As memórias de um atribulado ensaio de Lopetegui no Dragão
Raul Costa fez parte da equipa técnica do espanhol e descodifica os processos de um treinador que foi muito contestado no Dragão
Entre 6 de maio de 2014 e 8 de janeiro de 2016, Julen Lopetegui teve no FC Porto o seu primeiro balão de ensaio como treinador de um clube grande. Um ano e meio de uma experiência tormentosa que causou profundas angústias entre os adeptos e terminou em conflito aberto com Pinto da Costa, numa rescisão pouco amigável que obrigou os portistas a sustentarem uma boa parte dos seus vencimentos mesmo depois de ter ido para a seleção espanhola, até ao final da época 2016/17.
O técnico basco chegou de surpresa e com "mucha ilusión de ser protagonista" - um chavão que se colou a um discurso redondo ao longo da passagem pelo Dragão -, mas a "ilusión" inicial de um futebol baseado em muita posse e toque de bola rapidamente se foi desgastando pela falta de eficácia ofensiva que fazia desesperar os adeptos.
Sem qualquer título para amostra, cada vez mais contestado e com uma imagem de arrogância que não foi capaz de contrariar, Lopetegui saiu a meio da época seguinte, com a equipa em terceiro lugar e afastada da Liga dos Campeões.
Raul Costa foi um dos elementos portugueses que tiveram oportunidade de viver por dentro a aventura do basco no FC Porto. Incorporado na equipa técnica do espanhol, o preparador físico, agora a trabalhar no Al-Duhail, campeão do Qatar, lembra ao DN a experiência com um treinador que chegou a Portugal "obcecado por demonstrar que tinha capacidade para trabalhar num clube grande", naquela que era sua primeira experiência a sério a esse nível, depois de dois títulos europeus nas camadas jovens da seleção espanhola (sub-19 e sub-21).
Lopetegui chegou ao FC Porto obcecado por demonstrar que tinha capacidade para treinar um clube grande
Especialista no trabalho de recuperação física e prevenção de lesões dos jogadores, Raúl Costa lembra algumas novidades trazidas por Lopetegui ao nível do treino. Entre elas, uma que o afetou diretamente. "Foi o primeiro a optar por integrar no âmbito da sua equipa técnica o trabalho físico de prevenção de lesões", que o FC Porto fazia já de forma estruturada independentemente dos treinadores que passavam pelo clube. Lopetegui quis ter tudo sob o seu controlo e assim Raul Costa acabou a trabalhar diretamente com o espanhol, num período que, diz, "foi dos melhores em termos físicos, quase sem lesões".

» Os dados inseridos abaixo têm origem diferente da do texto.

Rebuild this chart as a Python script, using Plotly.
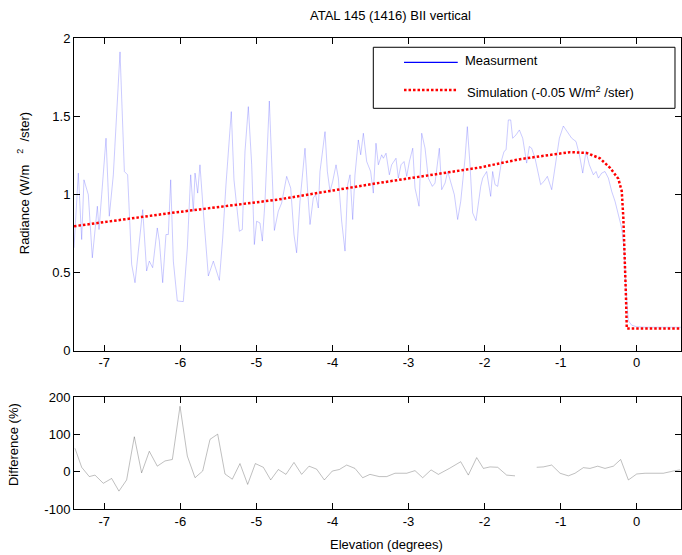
import plotly.graph_objects as go

# ---- data ----
meas_x = [-7.398, -7.341, -7.297, -7.267, -7.210, -7.157, -7.091, -7.069, -7.034, -6.977,
          -6.934, -6.881, -6.793, -6.736, -6.693, -6.640, -6.596, -6.552, -6.495, -6.443,
          -6.408, -6.364, -6.303, -6.276, -6.232, -6.189, -6.158, -6.127, -6.092, -6.040,
          -5.961, -5.908, -5.864, -5.829, -5.807, -5.772, -5.742, -5.698, -5.632, -5.566,
          -5.487, -5.443, -5.400, -5.330, -5.295, -5.224, -5.185, -5.150, -5.106, -5.062,
          -5.027, -4.997, -4.953, -4.922, -4.887, -4.830, -4.799, -4.764, -4.712, -4.668,
          -4.602, -4.549, -4.506, -4.471, -4.427, -4.361, -4.326, -4.295, -4.252, -4.221,
          -4.186, -4.164, -4.098, -4.067, -4.032, -3.997, -3.953, -3.923, -3.879, -3.835,
          -3.800, -3.769, -3.734, -3.704, -3.660, -3.629, -3.594, -3.550, -3.498, -3.463,
          -3.428, -3.397, -3.353, -3.331, -3.296, -3.252, -3.222, -3.165, -3.134, -3.099,
          -3.059, -3.024, -2.989, -2.945, -2.915, -2.862, -2.827, -2.783, -2.740, -2.687,
          -2.652, -2.595, -2.564, -2.520, -2.485, -2.455, -2.398, -2.354, -2.314, -2.257,
          -2.227, -2.192, -2.157, -2.113, -2.051, -2.025, -1.973, -1.920, -1.894, -1.863,
          -1.828, -1.775, -1.745, -1.718, -1.688, -1.657, -1.631, -1.587, -1.543, -1.499,
          -1.469, -1.447, -1.412, -1.381, -1.337, -1.293, -1.263, -1.219, -1.175, -1.118,
          -1.074, -1.017, -0.965, -0.912, -0.855, -0.798, -0.754, -0.710, -0.667, -0.623,
          -0.570, -0.535, -0.504, -0.461, -0.417, -0.373, -0.329, -0.285, -0.242, -0.198,
          -0.167, -0.141, -0.110, -0.066, 0.000, 0.109, 0.580]
meas_y = [0.658, 1.136, 0.711, 1.093, 0.998, 0.594, 0.924, 0.775, 0.998, 1.359,
          0.860, 1.125, 1.911, 1.146, 1.125, 0.552, 0.435, 0.658, 0.902, 0.510,
          0.573, 0.531, 0.785, 0.701, 0.435, 0.743, 0.743, 1.093, 0.573, 0.318,
          0.314, 0.658, 1.125, 0.892, 1.136, 1.008, 1.189, 0.892, 0.478, 0.573,
          0.450, 0.722, 1.062, 1.529, 1.093, 0.764, 0.775, 1.274, 1.561, 1.189,
          0.679, 0.828, 0.817, 0.701, 0.955, 1.597, 1.189, 0.769, 0.892, 0.945,
          1.115, 1.040, 0.743, 0.626, 0.955, 1.295, 1.019, 0.807, 0.977, 0.998,
          0.913, 1.146, 1.401, 1.146, 1.019, 1.083, 1.189, 1.104, 0.828, 0.637,
          1.062, 1.125, 0.839, 1.125, 1.348, 1.253, 1.391, 1.210, 1.146, 1.008,
          1.327, 1.189, 1.253, 1.231, 1.263, 1.125, 1.189, 1.231, 1.104, 1.189,
          1.210, 1.115, 1.210, 1.295, 1.040, 0.924, 1.391, 1.295, 1.104, 1.051,
          1.072, 1.295, 1.030, 1.072, 1.146, 1.093, 0.998, 0.839, 0.955, 1.231,
          1.433, 1.189, 0.881, 0.832, 1.051, 1.104, 1.146, 0.987, 1.146, 1.062,
          1.051, 1.221, 1.274, 1.285, 1.476, 1.476, 1.359, 1.380, 1.412, 1.359,
          1.274, 1.200, 1.306, 1.295, 1.231, 1.125, 1.062, 1.083, 1.115, 1.030,
          1.189, 1.359, 1.437, 1.401, 1.359, 1.338, 1.253, 1.136, 1.274, 1.189,
          1.125, 1.146, 1.104, 1.136, 1.146, 1.104, 1.019, 0.955, 0.870, 0.785,
          0.658, 0.382, 0.191, 0.163, 0.153, 0.150, 0.150]

sim_x = [-7.398, -6.135, -4.712, -3.428, -2.060, -1.534, -0.877, -0.657, -0.483, -0.351,
         -0.242, -0.197, -0.176, -0.154, -0.141, -0.131, 0.582]
sim_y = [0.796, 0.880, 0.967, 1.070, 1.172, 1.225, 1.270, 1.265, 1.230, 1.170,
         1.100, 1.020, 0.850, 0.590, 0.340, 0.142, 0.142]

diff_x = [-7.385, -7.297, -7.197, -7.122, -7.013, -6.903, -6.807, -6.706, -6.605, -6.509,
          -6.408, -6.303, -6.202, -6.105, -6.004, -5.908, -5.807, -5.706, -5.610, -5.509,
          -5.413, -5.317, -5.216, -5.115, -5.014, -4.909, -4.812, -4.712, -4.611, -4.506,
          -4.405, -4.308, -4.208, -4.107, -4.002, -3.910, -3.813, -3.704, -3.603, -3.507,
          -3.384, -3.287, -3.178, -3.024, -2.915, -2.814, -2.704, -2.608, -2.463, -2.314,
          -2.214, -2.104, -2.016, -1.929, -1.828, -1.710, -1.600, -1.450, -1.315, -1.228,
          -1.118, -1.008, -0.899, -0.811, -0.702, -0.614, -0.513, -0.417, -0.307, -0.211,
          -0.110, 0.000, 0.109, 0.219, 0.350, 0.482, 0.569]
diff_y = [63, 12, -13, -9, -31, -18, -52, -22, 94, -3,
          55, 15, 29, 33, 176, 42, -16, 2, 87, 101,
          -6, -20, 22, -34, 22, 12, -22, 6, -7, 25,
          -7, 15, 7, -22, 2, 6, 18, 9, -16, -7,
          -13, -13, -4, -4, 3, -16, 5, -7, 9, 27,
          -9, 38, 9, 13, 12, -9, -11, None, 12, 13,
          18, -4, -11, -4, 11, 9, 15, 9, 15, 33,
          -22, -6, -4, -4, -4, 2, 5]

x_ticks = [-7, -6, -5, -4, -3, -2, -1, 0]
x_labels = ["-7", "-6", "-5", "-4", "-3", "-2", "-1", "0"]
rad_ticks = [0, 0.5, 1, 1.5, 2]
rad_labels = ["0", "0.5", "1", "1.5", "2"]
diff_ticks = [-100, 0, 100, 200]
diff_labels = ["-100", "0", "100", "200"]

FONT = "Liberation Sans, Arial, sans-serif"
X_RANGE = [-7.398, 0.582]

fig = go.Figure()
fig.add_trace(go.Scatter(x=meas_x, y=meas_y, mode="lines", xaxis="x", yaxis="y",
                         line=dict(color="rgba(70,70,255,0.28)", width=1), showlegend=False))
fig.add_trace(go.Scatter(x=sim_x, y=sim_y, mode="lines", xaxis="x", yaxis="y",
                         line=dict(color="#ff0000", width=2.5, dash="2.5px,2px"), showlegend=False))
fig.add_trace(go.Scatter(x=diff_x, y=diff_y, mode="lines", xaxis="x2", yaxis="y2",
                         connectgaps=False,
                         line=dict(color="rgba(0,0,0,0.25)", width=1), showlegend=False))

ax_common = dict(showline=True, linecolor="black", linewidth=1, mirror="ticks",
                 ticks="inside", ticklen=6, tickcolor="black", showgrid=False,
                 zeroline=False, automargin=False,
                 tickfont=dict(family=FONT, size=13, color="black"))

fig.update_layout(
    template="none",
    width=682, height=555,
    margin=dict(l=74, r=1, t=38, b=46, autoexpand=False),
    paper_bgcolor="white", plot_bgcolor="white",
    font=dict(family=FONT, size=13, color="black"),
    showlegend=False,
    xaxis=dict(domain=[0, 1], anchor="y", range=X_RANGE, tickvals=x_ticks, ticktext=x_labels,
               **ax_common),
    yaxis=dict(domain=[0.3361, 1], anchor="x", range=[0, 2], tickvals=rad_ticks,
               ticktext=rad_labels, **ax_common),
    xaxis2=dict(domain=[0, 1], anchor="y2", range=X_RANGE, tickvals=x_ticks, ticktext=x_labels,
                **ax_common),
    yaxis2=dict(domain=[0, 0.2372], anchor="x2", range=[-100, 200], tickvals=diff_ticks,
                ticktext=diff_labels, **ax_common),
)

# legend box drawn by hand (MATLAB-style)
fig.add_shape(type="rect", xref="paper", yref="paper", x0=0.4931, x1=0.9901, y0=0.8507, y1=0.9803,
              line=dict(color="black", width=1), fillcolor="white", layer="above")
fig.add_shape(type="line", xref="paper", yref="paper", x0=0.5437, x1=0.6322, y0=0.9484, y1=0.9484,
              line=dict(color="#0000ff", width=1.2), layer="above")
fig.add_shape(type="line", xref="paper", yref="paper", x0=0.5437, x1=0.6322, y0=0.8896, y1=0.8896,
              line=dict(color="#ff0000", width=2.5, dash="2.5px,2px"), layer="above")

annotations = [
    dict(text="Measurment", x=0.6404, y=0.9518, xanchor="left", yanchor="middle"),
    dict(text="Simulation (-0.05 W/m<sup>2</sup> /ster)", x=0.6442, y=0.886,
         xanchor="left", yanchor="middle"),
    dict(text="ATAL 145 (1416) BII vertical", x=0.5206, y=1.0488, xanchor="center", yanchor="middle"),
    dict(text="Elevation (degrees)", x=0.5148, y=-0.0764, xanchor="center", yanchor="middle"),
    dict(text="Radiance (W/m\u00a0\u00a0\u00a0<sup>2</sup>\u00a0\u00a0/ster)", x=-0.0845, y=0.691,
         xanchor="center", yanchor="middle", textangle=-90),
    dict(text="Difference (%)", x=-0.0988, y=0.1359, xanchor="center", yanchor="middle", textangle=-90),
]
for a in annotations:
    fig.add_annotation(xref="paper", yref="paper", showarrow=False,
                       font=dict(family=FONT, size=13, color="black"), **a)

fig.write_html("out.html", config={"responsive": False, "displayModeBar": False},
               post_script="document.body.style.margin='0';document.body.style.overflow='hidden';")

Depois, os próprios treinos, "mais longos e mistos", isto é, com um pouco de todas as vertentes físicas trabalhadas no mesmo treino, ao contrário da escola lusa da periodização tática, que o mentor Vítor Frade espalhou pela maioria dos treinadores portugueses (Mourinho, Villas-Boas, Vítor Pereira...) e que segmenta esse trabalho ao longo das diferentes sessões da semana. E folgas, nem vê-las durante a primeira temporada de Lopetegui no Dragão. "Só me lembro de tirar quatro ou cinco dias pelo Natal. De resto, era de segunda a segunda", recorda Raul.
O FC Porto jogava assim porque era assim que treinava
Sobre o tão criticado modelo de jogo de "muita parra e pouca uva" (ou muita posse e poucos resultados), o ex-preparador portista afirma que "o FC Porto jogava assim porque era assim que treinava". "Era exatamente o que ele queria", nota, aludindo a uma "posse de bola em largura" típica da "escola espanhola" e "não tanto do Barcelona" de Cruyff e Guardiola, onde "o jogo interior também é procurado". Lopetegui "tinha consciência das críticas", refere Raul Costa, e tentou até introduzir algumas alterações, mas sem resultado - na seleção espanhola já se notou essa diferença, nota o preparador português, que recorda do basco um treinador com "liderança forte", "obcecado pelo treino" e "com uma extraordinária cultura geral extra-futebol".